As for the bugs in OP2MapImager, I'd say they are bugs in OP2MapImager, not in OP2Utility.


You're right "test.map" is a valid name for a directory. There is no restriction that extensions only apply to files. Additionally, Linux doesn't even have a concept of extensions. At least, in terms of deciding what program to use to open a file, Linux doesn't consider the file extension. It has other methods for determining what program to use.

It's not valid to assume a name with an extension necessarily represents a file, nor that it necessarily does not represent a directory.

Brett208 commented 5 years ago

This bugfix still needs to be merged. Still looking to release new versions OP2Archive and OP2MapImager which depends on this fix.

Happy to see XFile updated in the future to allow some means of returning subdirectory names as some other effort.

DanRStevens commented 5 years ago

You're right, this has been open a while. We should deal with it.

I'm still against this change though. We shouldn't push application level concerns into the library. The fact that you need only filenames, and not directory names, is a concern that is specific to your particular use case in that particular calling project. Your suggestion here is to effectively hardcode an application specific data filter into a generic library, into the sole method for retrieving directory contents, to solve the problem in your calling application.

In general, this kind of filtering should be done in the calling project, not in the library.

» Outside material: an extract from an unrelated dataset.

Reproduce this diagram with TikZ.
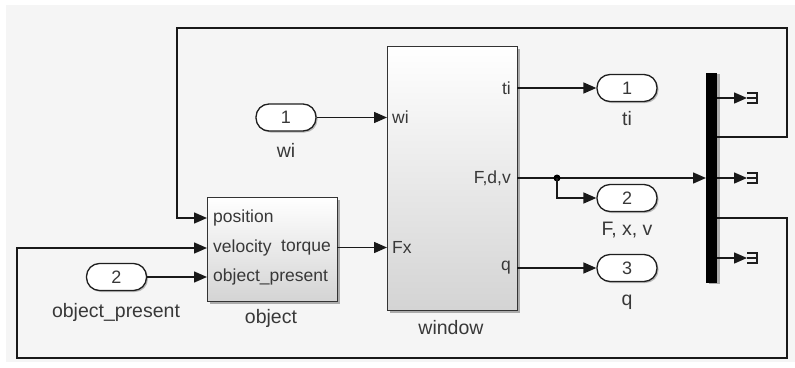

As the GetFilenamesFromDirectory returns a vector of filenames, it could be filtered after the fact:

    auto files = XFile::GetFilenamesFromDirectory("");
    files.erase(
        std::remove_if(
            files.begin(),
            files.end(),
            [](std::string path){ return !XFile::IsFile(path); }
        ),
        files.end()
    );

If this is a common data filtering need, it's reasonable to put support into the library, through additional methods:

std::vector<std::string> SelectOnlyFiles(std::vector<std::string> paths) {
    paths.erase(
        std::remove_if(
            paths.begin(),
            paths.end(),
            [](std::string path){ return !XFile::IsFile(path); }
        ),
        paths.end()
    );
    return paths;
}

Usage:

    auto files = SelectOnlyFiles(XFile::GetFilenamesFromDirectory(""));
Brett208 commented 5 years ago

This PR is to fix a bug where a library function does not return the intended results. The current design of the function GetFilesFromDirectory (renamed to GetFilenamesFromDirectory) and its overloads is to only return filenames, but due to an oversight on my part it happens to return filenames, directories, and other directory items. OP2Archive and OP2MapImager are already using GetFilenamesFromDirectory as intended.

DanRStevens commented 5 years ago

Yes, and I have code that depends on the actual behavior.

If you want to "correct" the method, please don't remove the existing behavior. I can understand if you want to rename things, perhaps lay claim to the original intended name, but please leave the original functionality under a new name.

Perhaps rename the original to GetDirectoryContents. Though that doesn't quite follow the same pattern as the other name. Some adjustment would be needed.

Brett208 commented 5 years ago

Other PRs have solved the issue in a different manner. Closing.

DanRStevens commented 5 years ago

Tagging PRs #291, #292, #293. I believe those are the related PRs.